No mesmo trecho do “sermão da montanha”, Jesus vai mais longe e pede que os seus discípulos não se contentem com indicações morais cómodas, nem com a lei do menor esforço: “Sede perfeitos como vosso Pai celeste é perfeito” (Mt 5,48). A referência para o discernimento e o agir moral não é pequena nem fácil; a perfeição de Deus é única e nunca será alcançada plenamente pelo homem. Porém, a altíssima perfeição divina permanece para nós como referência segura para o certo e o errado, o bem e o mal, o justo e o injusto. Nunca será bom o que for contrário à perfeição de Deus, para a qual devemos tender sempre.
Esse critério não é diferente daquilo que Moisés, em nome de Deus, já havia recomendado ao povo, ao lhe comunicar os dez mandamentos: “Sede santos, porque eu, o Senhor vosso Deus, sou Santo” (Lv 19,2). A santidade de Deus diz respeito à sua dignidade suprema, sua misericórdia, justiça, amor e providência em relação ao homem e ao mundo. A santidade de Deus é a referência máxima para o discernimento e o agir moral da pessoa de fé; e será boa toda a decisão e cada ação que estiver em sintonia com a dignidade e a santidade de Deus; mas nunca será bom o que for contrário à santidade de Deus e, por isso, deve ser evitado.
Os dez mandamentos da lei de Deus são indicações do caminho da perfeição e da santidade para o homem e, na medida em que os coloca em prática, ele age bem e se santifica, pois está em sintonia com a vontade de Deus. Mas o contrário dos mandamentos, com certeza, não é caminho bom e, claramente, deve ser evitado, não podendo ser tomado como critério para a decisão e a acção moral.

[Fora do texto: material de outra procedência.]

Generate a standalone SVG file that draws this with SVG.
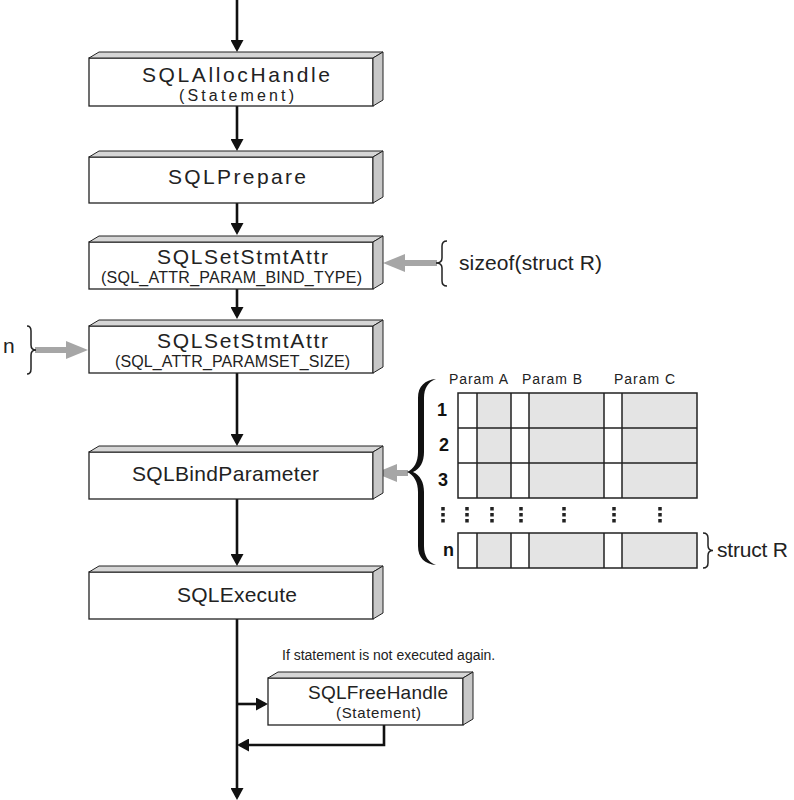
<svg xmlns="http://www.w3.org/2000/svg" width="794" height="800" viewBox="0 0 794 800">
<style>
.front{fill:#fff;stroke:#222;stroke-width:1.3}
.top{fill:#d6d6d6;stroke:#222;stroke-width:1}
.side{fill:#c8c8c8;stroke:#222;stroke-width:1}
.t{font-family:"Liberation Sans",Arial,sans-serif;fill:#222}
.big{font-size:21px}
.small{font-size:16px}
.flow{fill:none;stroke:#111;stroke-width:2.6;marker-end:url(#ah)}
.gray{fill:none;stroke:#a6a6a6;stroke-width:6;marker-end:url(#gh)}
.brace{fill:none;stroke:#222;stroke-width:1.5}
.cellw{fill:#fff}
.cellg{fill:#e4e4e4}
.grid{fill:none;stroke:#222;stroke-width:1.5}
.dots{stroke:#222;stroke-width:3.5;stroke-dasharray:3.5 2.5}
.num{font-family:"Liberation Sans",Arial,sans-serif;font-weight:bold;font-size:18px;fill:#111}
</style>
<defs>
<marker id="ah" markerUnits="userSpaceOnUse" markerWidth="12" markerHeight="13" viewBox="0 0 12 13" refX="9" refY="6.5" orient="auto"><path d="M0,0 L12,6.5 L0,13 z" fill="#111"/></marker>
<marker id="gh" markerUnits="userSpaceOnUse" markerWidth="22" markerHeight="18" viewBox="0 0 22 18" refX="0" refY="9" orient="auto"><path d="M0,0 L22,9 L0,18 z" fill="#a6a6a6"/></marker>
</defs>

<g id="connectors">
<line class="flow" x1="237" y1="0" x2="237" y2="49"/>
<line class="flow" x1="237" y1="106" x2="237" y2="148"/>
<line class="flow" x1="237" y1="203" x2="237" y2="232"/>
<line class="flow" x1="237" y1="289" x2="237" y2="316"/>
<line class="flow" x1="237" y1="373" x2="237" y2="443"/>
<line class="flow" x1="237" y1="499" x2="237" y2="563"/>
<line class="flow" x1="237" y1="619" x2="237" y2="797"/>
<line class="flow" x1="237" y1="704" x2="265" y2="704"/>
<path class="flow" d="M384,725 L384,745 L240,745"/>
<line class="gray" x1="437" y1="263" x2="405" y2="263"/>
<line class="gray" x1="35" y1="350" x2="66" y2="350"/>
<line class="gray" x1="408" y1="473" x2="397" y2="473"/>
</g>

<g id="n1">
<rect class="front" x="89" y="58" width="284" height="48"/>
<polygon class="top" points="89,58 99,52 383,52 373,58"/>
<polygon class="side" points="373,58 383,52 383,100 373,106"/>
<text class="t big" x="142" y="81.5" textLength="188" lengthAdjust="spacing">SQLAllocHandle</text>
<text class="t small" x="179" y="101" textLength="115" lengthAdjust="spacing">(Statement)</text>
</g>

<g id="n2">
<rect class="front" x="89" y="157" width="284" height="46"/>
<polygon class="top" points="89,157 99,151 383,151 373,157"/>
<polygon class="side" points="373,157 383,151 383,197 373,203"/>
<text class="t big" x="168" y="184" textLength="138" lengthAdjust="spacing">SQLPrepare</text>
</g>

<g id="n3">
<rect class="front" x="89" y="242" width="284" height="47"/>
<polygon class="top" points="89,242 99,236 383,236 373,242"/>
<polygon class="side" points="373,242 383,236 383,283 373,289"/>
<text class="t big" x="157" y="264" textLength="171" lengthAdjust="spacing">SQLSetStmtAttr</text>
<text class="t small" x="101" y="283" textLength="261" lengthAdjust="spacing">(SQL_ATTR_PARAM_BIND_TYPE)</text>
</g>

<g id="n4">
<rect class="front" x="89" y="326" width="284" height="47"/>
<polygon class="top" points="89,326 99,320 383,320 373,326"/>
<polygon class="side" points="373,326 383,320 383,367 373,373"/>
<text class="t big" x="157" y="348" textLength="171" lengthAdjust="spacing">SQLSetStmtAttr</text>
<text class="t small" x="115" y="367" textLength="235" lengthAdjust="spacing">(SQL_ATTR_PARAMSET_SIZE)</text>
</g>

<g id="n5">
<rect class="front" x="89" y="452" width="284" height="47"/>
<polygon class="top" points="89,452 99,446 383,446 373,452"/>
<polygon class="side" points="373,452 383,446 383,493 373,499"/>
<text class="t big" x="132" y="481" textLength="187" lengthAdjust="spacing">SQLBindParameter</text>
</g>

<g id="n6">
<rect class="front" x="89" y="572" width="284" height="47"/>
<polygon class="top" points="89,572 99,566 383,566 373,572"/>
<polygon class="side" points="373,572 383,566 383,613 373,619"/>
<text class="t big" x="177" y="602" textLength="120" lengthAdjust="spacing">SQLExecute</text>
</g>

<g id="n7">
<rect class="front" x="268" y="678" width="195" height="47"/>
<polygon class="top" points="268,678 278,672 473,672 463,678"/>
<polygon class="side" points="463,678 473,672 473,719 463,725"/>
<text class="t" font-size="19" x="308" y="699" textLength="140" lengthAdjust="spacing">SQLFreeHandle</text>
<text class="t" font-size="15" x="336" y="718" textLength="85" lengthAdjust="spacing">(Statement)</text>
</g>

<g id="note">
<text class="t" font-size="14" x="282" y="660">If statement is not executed again.</text>
</g>

<g id="sizeof">
<path class="brace" d="M447,241 Q442,241 442,246 L442,258 Q442,263 436,263 Q442,263 442,268 L442,281 Q442,286 447,286"/>
<text class="t big" x="459" y="270" textLength="143" lengthAdjust="spacing">sizeof(struct R)</text>
</g>

<g id="nsize">
<text class="t" font-size="21" x="3" y="353">n</text>
<path class="brace" d="M27,326 Q31,326 31,331 L31,345 Q31,350 36,350 Q31,350 31,355 L31,369 Q31,374 27,374"/>
</g>

<g id="array">
<path fill="#111" d="M436,379 C425,380 418,386 418,398 L418,452 C418,462 414,469 407,472 C414,475 418,482 418,492 L418,546 C418,558 425,564 436,565 C428,562 424,556 424,546 L424,492 C424,482 420,475 413,472 C420,469 424,462 424,452 L424,398 C424,388 428,382 436,379 Z"/>
<text class="t" font-size="14" x="449" y="384" textLength="59" lengthAdjust="spacing">Param A</text>
<text class="t" font-size="14" x="522" y="384" textLength="60" lengthAdjust="spacing">Param B</text>
<text class="t" font-size="14" x="614" y="384" textLength="61" lengthAdjust="spacing">Param C</text>
<text class="num" x="437" y="416">1</text>
<text class="num" x="439" y="451">2</text>
<text class="num" x="438" y="486">3</text>
<text class="num" x="443" y="556">n</text>
<rect class="cellw" x="458" y="393" width="239" height="105"/>
<rect class="cellg" x="477" y="393" width="34" height="105"/>
<rect class="cellg" x="529" y="393" width="75" height="105"/>
<rect class="cellg" x="622" y="393" width="75" height="105"/>
<path class="grid" d="M458,428 H697 M458,463 H697 M477,393 V498 M511,393 V498 M529,393 V498 M604,393 V498 M622,393 V498"/>
<rect class="grid" x="458" y="393" width="239" height="105"/>
<rect class="cellw" x="458" y="533" width="239" height="35"/>
<rect class="cellg" x="477" y="533" width="34" height="35"/>
<rect class="cellg" x="529" y="533" width="75" height="35"/>
<rect class="cellg" x="622" y="533" width="75" height="35"/>
<path class="grid" d="M477,533 V568 M511,533 V568 M529,533 V568 M604,533 V568 M622,533 V568"/>
<rect class="grid" x="458" y="533" width="239" height="35"/>
<path class="dots" d="M443,507 V523 M467,507 V523 M492,507 V523 M521,507 V523 M564,507 V523 M614,507 V523 M660,507 V523"/>
<path class="brace" d="M703,533 Q708,533 708,538 L708,545.5 Q708,550.5 713,550.5 Q708,550.5 708,555.5 L708,563 Q708,568 703,568"/>
<text class="t big" x="717" y="557" textLength="71" lengthAdjust="spacing">struct R</text>
</g>
</svg>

São Paulo oferece-nos um outro critério moral muito importante quando ele escreve à comunidade de Corinto, onde havia problemas de imoralidade: “Acaso não sabeis que sois santuário de Deus e que o Espírito Santo habita em vós?” (1Cor 3,16). O cristão, pelo Baptismo, tornou-se “morada de Deus” e “habitação do Espírito Santo”, e isso confere-lhe uma nova e altíssima dignidade, que ele sempre deverá ter em conta nas suas decisões e acções morais. Essas devem estar em conformidade com a sua própria dignidade e com a dignidade de Deus. Por isso, ele sempre deverá perguntar-se: “será que minha acção combina com o respeito devido a Deus e a mim próprio?” Esse é um critério claro e seguro para o discernimento e a acção moral.
Concluindo a sua reflexão, Paulo confronta cada um com a própria liberdade e com a responsabilidade pelas escolhas feitas: “Tudo é vosso, mas vós sois de Cristo e Cristo é de Deus” (1Cor 3, 22-23). O cristão pertence a Cristo e recebeu o seu Espírito; por isso, precisa levar em conta a sua relação com Cristo e os seus ensinamentos.
Portanto, para as pessoas de fé, existem critérios morais firmes e conhecidos, que precisam ser levados em conta no discernimento e na acção moral. E o cristão já não poderá mais orientar-se simplesmente “pelo que se diz por aí”: nos jornais, revistas, novelas, filmes, mídias sociais, discussões filosóficas ou ideológicas… Sua referência: deverá lembrar sempre o ensinamento de Jesus: “Eu, porém, vos digo”.